EXERCISE DIRECTIONS:
Print the listing that follows, character for character.

RECORDED INFORMATION:
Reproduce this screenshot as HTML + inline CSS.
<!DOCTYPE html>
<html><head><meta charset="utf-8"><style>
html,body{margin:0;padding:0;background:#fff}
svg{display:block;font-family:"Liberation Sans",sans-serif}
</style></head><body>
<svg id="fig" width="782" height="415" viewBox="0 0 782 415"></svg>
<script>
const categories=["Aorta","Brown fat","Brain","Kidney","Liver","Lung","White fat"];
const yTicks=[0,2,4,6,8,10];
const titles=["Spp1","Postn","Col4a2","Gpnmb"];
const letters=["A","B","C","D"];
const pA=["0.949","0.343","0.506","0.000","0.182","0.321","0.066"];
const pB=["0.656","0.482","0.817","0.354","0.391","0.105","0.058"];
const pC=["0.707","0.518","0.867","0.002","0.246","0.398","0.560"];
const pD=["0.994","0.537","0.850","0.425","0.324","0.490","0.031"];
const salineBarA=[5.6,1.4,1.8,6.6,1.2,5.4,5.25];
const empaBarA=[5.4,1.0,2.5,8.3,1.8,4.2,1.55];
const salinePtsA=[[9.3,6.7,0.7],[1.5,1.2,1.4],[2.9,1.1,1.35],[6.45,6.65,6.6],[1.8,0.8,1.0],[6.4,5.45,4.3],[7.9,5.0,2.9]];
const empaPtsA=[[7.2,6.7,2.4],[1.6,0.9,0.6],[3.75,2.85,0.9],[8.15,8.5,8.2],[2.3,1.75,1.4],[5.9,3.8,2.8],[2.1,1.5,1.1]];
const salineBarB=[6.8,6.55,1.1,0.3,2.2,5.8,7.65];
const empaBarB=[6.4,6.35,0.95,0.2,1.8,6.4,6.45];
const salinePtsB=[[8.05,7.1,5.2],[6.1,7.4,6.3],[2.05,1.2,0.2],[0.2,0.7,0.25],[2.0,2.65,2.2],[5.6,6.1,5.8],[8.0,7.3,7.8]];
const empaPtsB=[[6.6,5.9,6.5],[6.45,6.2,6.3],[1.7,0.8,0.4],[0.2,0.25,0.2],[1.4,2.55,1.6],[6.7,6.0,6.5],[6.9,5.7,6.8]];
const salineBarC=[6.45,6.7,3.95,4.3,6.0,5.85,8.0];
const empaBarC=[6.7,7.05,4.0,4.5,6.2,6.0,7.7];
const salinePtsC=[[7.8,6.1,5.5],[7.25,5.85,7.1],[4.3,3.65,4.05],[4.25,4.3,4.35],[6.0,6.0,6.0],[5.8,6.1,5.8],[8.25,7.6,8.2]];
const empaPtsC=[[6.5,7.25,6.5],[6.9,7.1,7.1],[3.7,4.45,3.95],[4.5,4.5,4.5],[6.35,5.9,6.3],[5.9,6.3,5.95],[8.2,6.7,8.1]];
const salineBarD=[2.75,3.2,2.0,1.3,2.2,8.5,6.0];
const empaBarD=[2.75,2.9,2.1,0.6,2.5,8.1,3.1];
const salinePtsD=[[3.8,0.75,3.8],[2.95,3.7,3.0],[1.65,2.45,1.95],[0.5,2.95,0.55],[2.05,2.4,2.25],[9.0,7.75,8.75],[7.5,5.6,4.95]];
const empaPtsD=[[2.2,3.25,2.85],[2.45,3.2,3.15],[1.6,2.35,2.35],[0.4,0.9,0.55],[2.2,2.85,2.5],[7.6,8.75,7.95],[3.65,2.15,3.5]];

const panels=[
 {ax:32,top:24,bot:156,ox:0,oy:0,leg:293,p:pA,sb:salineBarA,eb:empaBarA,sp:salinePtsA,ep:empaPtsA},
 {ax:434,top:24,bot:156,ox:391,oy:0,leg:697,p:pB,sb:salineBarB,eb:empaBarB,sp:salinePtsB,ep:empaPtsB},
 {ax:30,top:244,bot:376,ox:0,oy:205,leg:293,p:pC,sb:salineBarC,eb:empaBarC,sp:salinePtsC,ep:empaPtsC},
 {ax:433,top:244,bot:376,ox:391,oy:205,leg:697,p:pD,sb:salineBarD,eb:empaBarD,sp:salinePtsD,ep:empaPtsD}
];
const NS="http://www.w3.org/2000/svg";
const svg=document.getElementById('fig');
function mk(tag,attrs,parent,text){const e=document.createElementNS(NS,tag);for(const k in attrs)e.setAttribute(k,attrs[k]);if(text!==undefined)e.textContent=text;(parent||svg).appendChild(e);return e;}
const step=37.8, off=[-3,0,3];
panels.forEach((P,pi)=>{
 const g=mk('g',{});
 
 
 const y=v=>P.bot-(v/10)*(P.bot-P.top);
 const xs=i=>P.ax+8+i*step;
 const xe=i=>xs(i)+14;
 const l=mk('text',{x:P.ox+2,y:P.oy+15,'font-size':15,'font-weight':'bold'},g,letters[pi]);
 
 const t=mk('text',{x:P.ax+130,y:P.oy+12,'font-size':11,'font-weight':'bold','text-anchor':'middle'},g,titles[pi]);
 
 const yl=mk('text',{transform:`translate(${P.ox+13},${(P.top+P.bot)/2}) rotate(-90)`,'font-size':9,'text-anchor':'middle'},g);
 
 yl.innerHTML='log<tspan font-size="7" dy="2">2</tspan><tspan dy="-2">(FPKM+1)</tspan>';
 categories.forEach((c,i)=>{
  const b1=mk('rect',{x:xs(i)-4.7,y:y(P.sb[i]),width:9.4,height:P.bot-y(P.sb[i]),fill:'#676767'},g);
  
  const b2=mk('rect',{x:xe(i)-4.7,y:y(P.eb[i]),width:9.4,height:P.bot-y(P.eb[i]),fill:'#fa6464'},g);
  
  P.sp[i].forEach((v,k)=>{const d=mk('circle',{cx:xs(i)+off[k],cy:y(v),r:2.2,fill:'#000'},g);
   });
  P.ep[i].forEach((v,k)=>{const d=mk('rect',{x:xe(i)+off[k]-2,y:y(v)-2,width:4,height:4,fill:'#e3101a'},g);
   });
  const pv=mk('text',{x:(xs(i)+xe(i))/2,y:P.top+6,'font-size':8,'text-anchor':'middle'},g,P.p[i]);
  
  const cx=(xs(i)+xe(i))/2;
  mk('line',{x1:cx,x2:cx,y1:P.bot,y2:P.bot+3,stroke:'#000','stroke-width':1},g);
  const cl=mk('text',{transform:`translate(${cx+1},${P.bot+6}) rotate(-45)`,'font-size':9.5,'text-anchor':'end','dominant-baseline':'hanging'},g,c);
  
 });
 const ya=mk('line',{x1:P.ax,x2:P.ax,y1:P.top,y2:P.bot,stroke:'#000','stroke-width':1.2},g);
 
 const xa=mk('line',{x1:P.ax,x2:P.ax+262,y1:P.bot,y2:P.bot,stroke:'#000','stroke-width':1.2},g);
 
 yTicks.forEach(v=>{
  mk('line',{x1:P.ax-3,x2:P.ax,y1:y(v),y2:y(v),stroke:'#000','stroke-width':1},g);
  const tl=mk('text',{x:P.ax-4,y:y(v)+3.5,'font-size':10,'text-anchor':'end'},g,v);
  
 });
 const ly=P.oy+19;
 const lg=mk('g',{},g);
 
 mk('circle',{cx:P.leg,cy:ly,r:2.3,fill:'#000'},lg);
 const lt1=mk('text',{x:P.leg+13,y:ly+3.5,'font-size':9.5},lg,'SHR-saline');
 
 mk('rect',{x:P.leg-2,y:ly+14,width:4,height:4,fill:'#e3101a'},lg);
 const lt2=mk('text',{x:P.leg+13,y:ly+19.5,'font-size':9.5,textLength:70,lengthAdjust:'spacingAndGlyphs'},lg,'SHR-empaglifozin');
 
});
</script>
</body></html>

SOLUTION FOR THIS EXERCISE:
Reproduce this screenshot as HTML + inline CSS.
<!DOCTYPE html>
<html><head><meta charset="utf-8"><style>
html,body{margin:0;padding:0;background:#fff}
svg{display:block;font-family:"Liberation Sans",sans-serif}
</style></head><body>
<svg id="fig" width="782" height="415" viewBox="0 0 782 415"></svg>
<script>
const categories=["Aorta","Brown fat","Brain","Kidney","Liver","Lung","White fat"];
const yTicks=[0,2,4,6,8,10];
const titles=["Spp1","Postn","Col4a2","Gpnmb"];
const letters=["A","B","C","D"];
const pA=["0.949","0.343","0.506","0.000","0.182","0.321","0.066"];
const pB=["0.656","0.482","0.817","0.354","0.391","0.105","0.058"];
const pC=["0.707","0.518","0.867","0.002","0.246","0.398","0.560"];
const pD=["0.994","0.537","0.850","0.425","0.324","0.490","0.031"];
const salineBarA=[5.6,1.4,1.8,6.6,1.2,5.4,5.25];
const empaBarA=[5.4,1.0,2.5,8.3,1.8,4.2,1.55];
const salinePtsA=[[9.3,6.7,0.7],[1.5,1.2,1.4],[2.9,1.1,1.35],[6.45,6.65,6.6],[1.8,0.8,1.0],[6.4,5.45,4.3],[7.9,5.0,2.9]];
const empaPtsA=[[7.2,6.7,2.4],[1.6,0.9,0.6],[3.75,2.85,0.9],[8.15,8.5,8.2],[2.3,1.75,1.4],[5.9,3.8,2.8],[2.1,1.5,1.1]];
const salineBarB=[6.8,6.55,1.1,0.3,2.2,5.8,7.65];
const empaBarB=[6.4,6.35,0.95,0.2,1.8,6.4,6.45];
const salinePtsB=[[8.05,7.1,5.2],[6.1,7.4,6.3],[2.05,1.2,0.2],[0.2,0.7,0.25],[2.0,2.65,2.2],[5.6,6.1,5.8],[8.0,7.3,7.8]];
const empaPtsB=[[6.6,5.9,6.5],[6.45,6.2,6.3],[1.7,0.8,0.4],[0.2,0.25,0.2],[1.4,2.55,1.6],[6.7,6.0,6.5],[6.9,5.7,6.8]];
const salineBarC=[6.45,6.7,3.95,4.3,6.0,5.85,8.0];
const empaBarC=[6.7,7.05,4.0,4.5,6.2,6.0,7.7];
const salinePtsC=[[7.8,6.1,5.5],[7.25,5.85,7.1],[4.3,3.65,4.05],[4.25,4.3,4.35],[6.0,6.0,6.0],[5.8,6.1,5.8],[8.25,7.6,8.2]];
const empaPtsC=[[6.5,7.25,6.5],[6.9,7.1,7.1],[3.7,4.45,3.95],[4.5,4.5,4.5],[6.35,5.9,6.3],[5.9,6.3,5.95],[8.2,6.7,8.1]];
const salineBarD=[2.75,3.2,2.0,1.3,2.2,8.5,6.0];
const empaBarD=[2.75,2.9,2.1,0.6,2.5,8.1,3.1];
const salinePtsD=[[3.8,0.75,3.8],[2.95,3.7,3.0],[1.65,2.45,1.95],[0.5,2.95,0.55],[2.05,2.4,2.25],[9.0,7.75,8.75],[7.5,5.6,4.95]];
const empaPtsD=[[2.2,3.25,2.85],[2.45,3.2,3.15],[1.6,2.35,2.35],[0.4,0.9,0.55],[2.2,2.85,2.5],[7.6,8.75,7.95],[3.65,2.15,3.5]];

const panels=[
 {ax:32,top:24,bot:156,ox:0,oy:0,leg:293,p:pA,sb:salineBarA,eb:empaBarA,sp:salinePtsA,ep:empaPtsA},
 {ax:434,top:24,bot:156,ox:391,oy:0,leg:697,p:pB,sb:salineBarB,eb:empaBarB,sp:salinePtsB,ep:empaPtsB},
 {ax:30,top:244,bot:376,ox:0,oy:205,leg:293,p:pC,sb:salineBarC,eb:empaBarC,sp:salinePtsC,ep:empaPtsC},
 {ax:433,top:244,bot:376,ox:391,oy:205,leg:697,p:pD,sb:salineBarD,eb:empaBarD,sp:salinePtsD,ep:empaPtsD}
];
const NS="http://www.w3.org/2000/svg";
const svg=document.getElementById('fig');
function mk(tag,attrs,parent,text){const e=document.createElementNS(NS,tag);for(const k in attrs)e.setAttribute(k,attrs[k]);if(text!==undefined)e.textContent=text;(parent||svg).appendChild(e);return e;}
const step=37.8, off=[-3,0,3];
panels.forEach((P,pi)=>{
 const g=mk('g',{});
 
 
 const y=v=>P.bot-(v/10)*(P.bot-P.top);
 const xs=i=>P.ax+8+i*step;
 const xe=i=>xs(i)+14;
 const l=mk('text',{x:P.ox+2,y:P.oy+15,'font-size':15,'font-weight':'bold'},g,letters[pi]);
 
 const t=mk('text',{x:P.ax+130,y:P.oy+12,'font-size':11,'font-weight':'bold','text-anchor':'middle'},g,titles[pi]);
 
 const yl=mk('text',{transform:`translate(${P.ox+13},${(P.top+P.bot)/2}) rotate(-90)`,'font-size':9,'text-anchor':'middle'},g);
 
 yl.innerHTML='log<tspan font-size="7" dy="2">2</tspan><tspan dy="-2">(FPKM+1)</tspan>';
 categories.forEach((c,i)=>{
  const b1=mk('rect',{x:xs(i)-4.7,y:y(P.sb[i]),width:9.4,height:P.bot-y(P.sb[i]),fill:'#676767'},g);
  
  const b2=mk('rect',{x:xe(i)-4.7,y:y(P.eb[i]),width:9.4,height:P.bot-y(P.eb[i]),fill:'#fa6464'},g);
  
  P.sp[i].forEach((v,k)=>{const d=mk('circle',{cx:xs(i)+off[k],cy:y(v),r:2.2,fill:'#000'},g);
   });
  P.ep[i].forEach((v,k)=>{const d=mk('rect',{x:xe(i)+off[k]-2,y:y(v)-2,width:4,height:4,fill:'#e3101a'},g);
   });
  const pv=mk('text',{x:(xs(i)+xe(i))/2,y:P.top+6,'font-size':8,'text-anchor':'middle'},g,P.p[i]);
  
  const cx=(xs(i)+xe(i))/2;
  mk('line',{x1:cx,x2:cx,y1:P.bot,y2:P.bot+3,stroke:'#000','stroke-width':1},g);
  const cl=mk('text',{transform:`translate(${cx+1},${P.bot+6}) rotate(-45)`,'font-size':9.5,'text-anchor':'end','dominant-baseline':'hanging'},g,c);
  
 });
 const ya=mk('line',{x1:P.ax,x2:P.ax,y1:P.top,y2:P.bot,stroke:'#000','stroke-width':1.2},g);
 
 const xa=mk('line',{x1:P.ax,x2:P.ax+262,y1:P.bot,y2:P.bot,stroke:'#000','stroke-width':1.2},g);
 
 yTicks.forEach(v=>{
  mk('line',{x1:P.ax-3,x2:P.ax,y1:y(v),y2:y(v),stroke:'#000','stroke-width':1},g);
  const tl=mk('text',{x:P.ax-4,y:y(v)+3.5,'font-size':10,'text-anchor':'end'},g,v);
  
 });
 const ly=P.oy+19;
 const lg=mk('g',{},g);
 
 mk('circle',{cx:P.leg,cy:ly,r:2.3,fill:'#000'},lg);
 const lt1=mk('text',{x:P.leg+13,y:ly+3.5,'font-size':9.5},lg,'SHR-saline');
 
 mk('rect',{x:P.leg-2,y:ly+14,width:4,height:4,fill:'#e3101a'},lg);
 const lt2=mk('text',{x:P.leg+13,y:ly+19.5,'font-size':9.5,textLength:70,lengthAdjust:'spacingAndGlyphs'},lg,'SHR-empaglifozin');
 
});
</script>
</body></html>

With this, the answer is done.